When you make a profit, are you taking 100% of the potential profit?
Are you sure?!
I would say to check when you make your next profit, but I’m here today to make sure you’re taking 100% of your available profits from here on out…
Don’t leave dollars on the table when they should be hitting your account!
To give you a better picture, I’ll put it like this:
We typically see profits coming from two different avenues in the investing world. We have investment income and capital gains.
As a technical analyst, I lean more towards capital gains, which may be what you think of when you picture typical investing in the stock market.

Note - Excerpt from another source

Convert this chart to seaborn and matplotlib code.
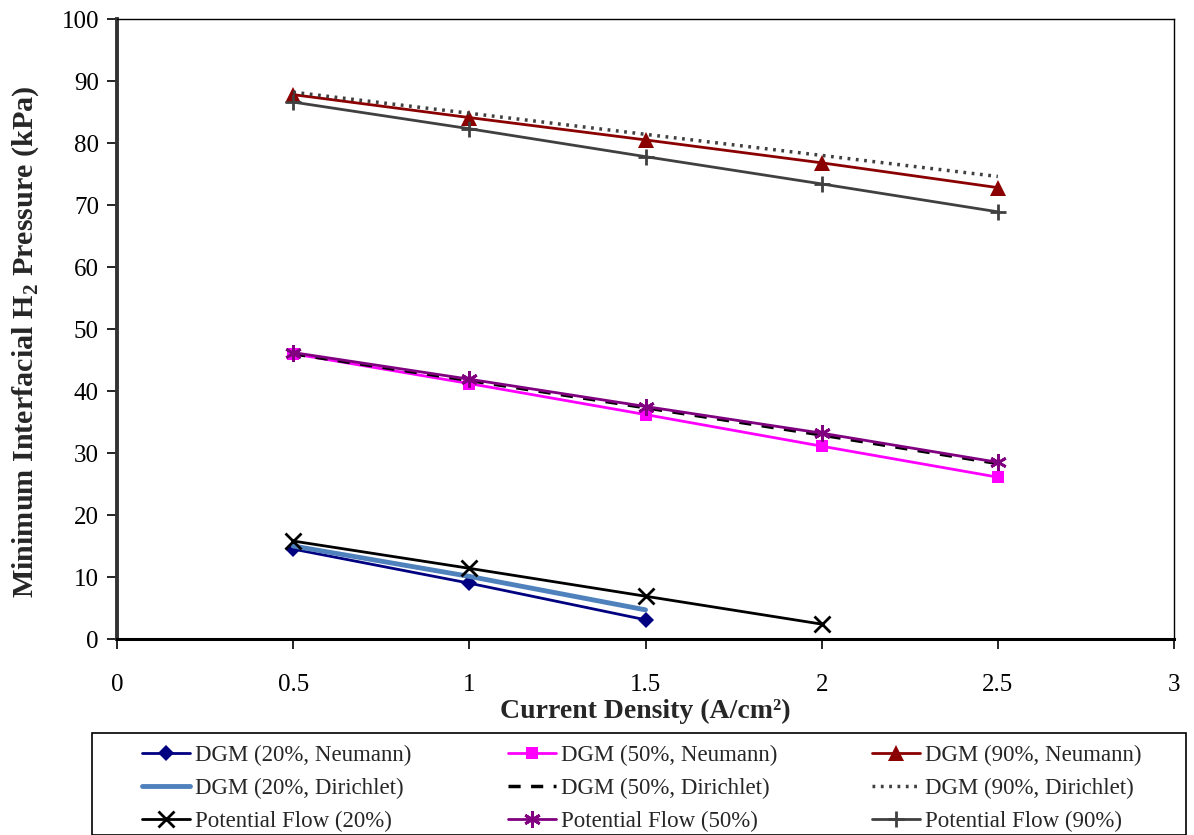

Your capital is the money you initially invest in a stock, therefore capital gains are the profits made if that stock goes up (assuming you sell it at a higher price than what you bought it at).
For today’s exercise, when I say investment income I’m strictly talking about dividends.
Dividends are what companies pay out to their shareholders, usually a percentage of the stock price for every share you own.
Many investors are attracted to this method of making money in the market, because you receive the money automatically when a company gives a dividend, as opposed to the profits from capital gains, which you only receive once you’ve managed to sell your shares.
Now I know this probably sounds complex, but you don’t need to try and figure out the why or how of it, you just need to listen to me.
To make it a little easier, let’s look at some examples.
While most companies that give out dividends provide very small yields such as a percent or two, some offer huge dividends.
One such example is Pioneer Natural Resources Co (PXD) which offers a staggering yield of 13.86%!
Now that number may seem significant, but it means absolutely nothing until you take a look at the chart for PXD.
The chart is abysmal and has been sloppy for months now, meaning that percentage is decreasing as the stock price does.
Another example is Annaly Capital Management (NLY), offering a 17.31% yield which is far higher than any average yields.
The chart for NLY also looks dreadful, not necessarily because of how low it is, but because of how much it moves up and down day to day without making any progress ever.
That is not what makes for a lucrative stock.
While it can be tempting to invest in these income stocks that offer high dividends, you can’t be investing blindly.
Another big difference between investment income and capital gains is that investment income is determine by the company—they decide whether or not to reissue their dividends and how much to give.
Capital gains, on the other hand, come to you by way of the free market, and whether the stock goes up or down in price.
The company cannot control how much money you make, and they can’t prevent the money coming to you.
In a world where it can be hard to trust the Wall Street guys, not having to rely on them is always a good thing.
Something else to keep in mind is that capital gains are typically taxed lower than dividends. This is where leaving some of your profits on the table comes in.
Would you rather pay the Government ~25% or ~15%of your gain? I know which one I’d choose.